Two New Zealand missionaries working in Thailand feature in a video marking October as the Pope’s Extraordinary Month of Missions.
Father Frank Bird SM and Katie Fisher are volunteer teachers at a Marist school in Ranong, a fishing town in southern Thailand on the border with Myanmar. The town has many Burmese migrant worker families whose children can attend from pre-school right through to university level, the latter online via Australian Catholic University.
Pope Francis has called October the Extraordinary Month of Missions because he strongly believes that missionary work is an important part of being Catholic.
Father Bernard Espiritu of Missio.NZ asked Catholic Discovery – the Catholic Enquiry Centre's online resource – to find a story of New Zealand volunteers working abroad. The Ranong video is the result.

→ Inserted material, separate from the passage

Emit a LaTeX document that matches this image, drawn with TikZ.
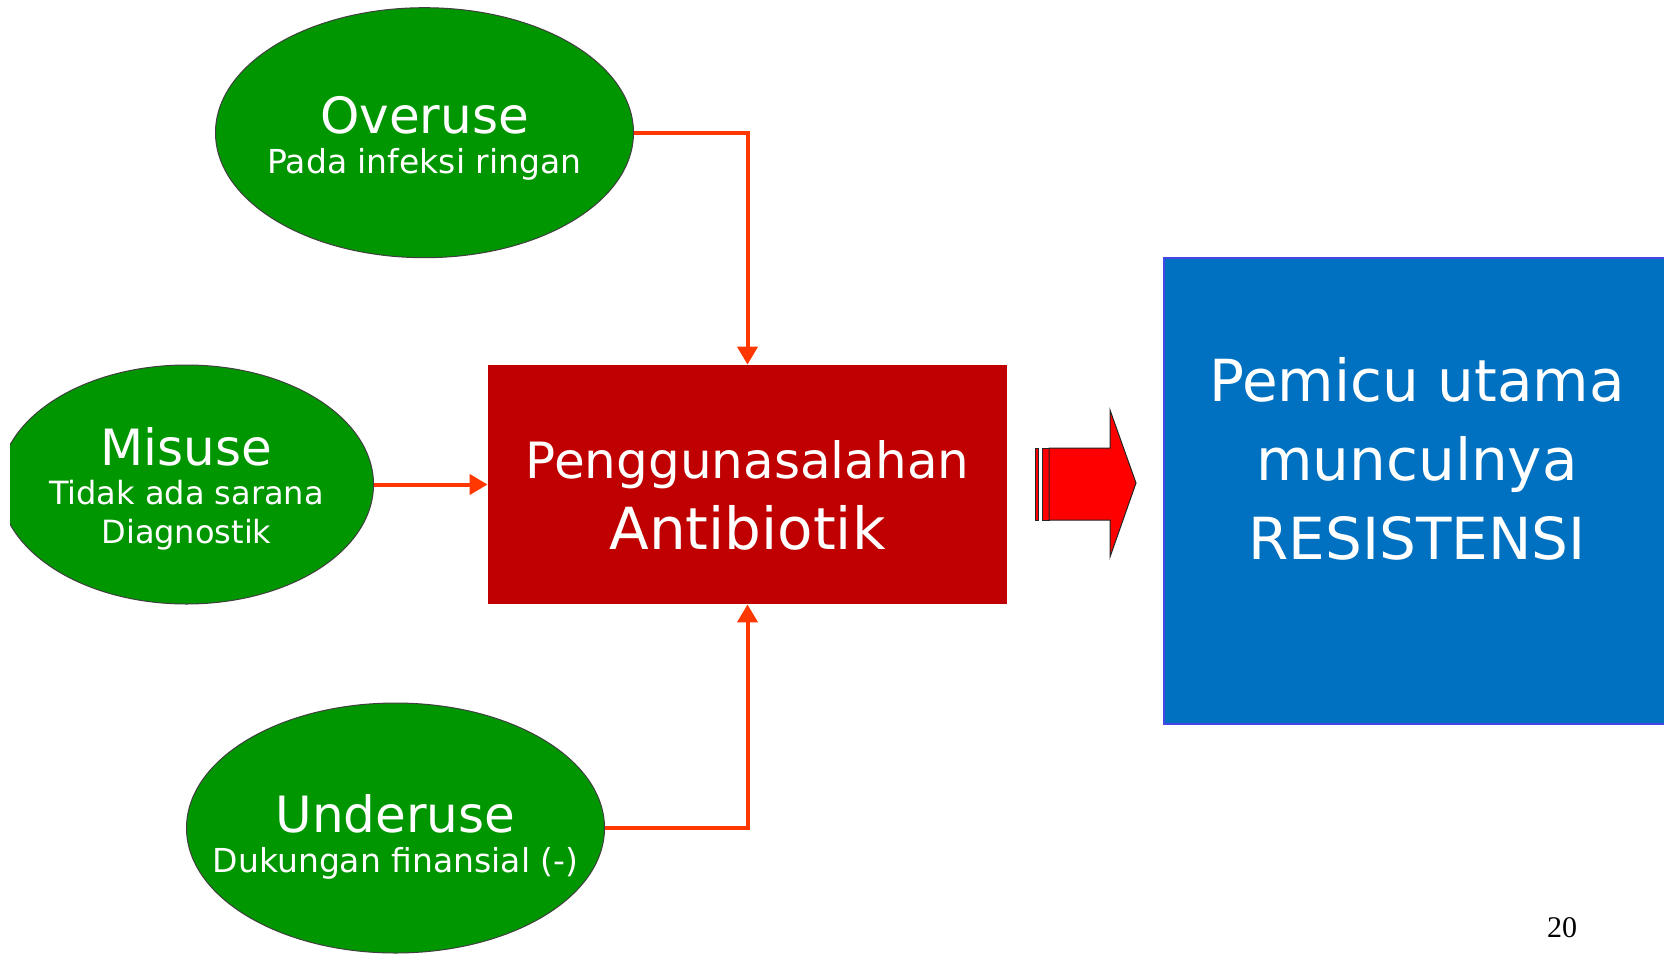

Father Frank is the Director of the Marist Asia Foundation, an institute that provides education to Burmese migrant children, who can struggle in Thai schools if they lack Thai language skills. The secondary schooling they provide is particularly crucial for migrant children who might otherwise be required by parents to find jobs because of economic pressures.
“I’ve seen in front of my own eyes the young girls jumping up with joy and dancing round the room because they can go to school,” says Frank. “They’ve got a future, and I get the benefit as a missionary seeing that every week.”
Adds Katie (pictured above, left, with a Burmese family): “If it wasn’t for is, most of the children would leave school at age12.”
The children mainly come from a Buddhist background, which is respected by the school. Father Frank (below with school staff and family members) hopes students witness and benefit from the joyful loving presence of a Catholic community. The work he and Katie do is having a big impact on the community. It's not just education they are offering, but also pride, dignity and better futures.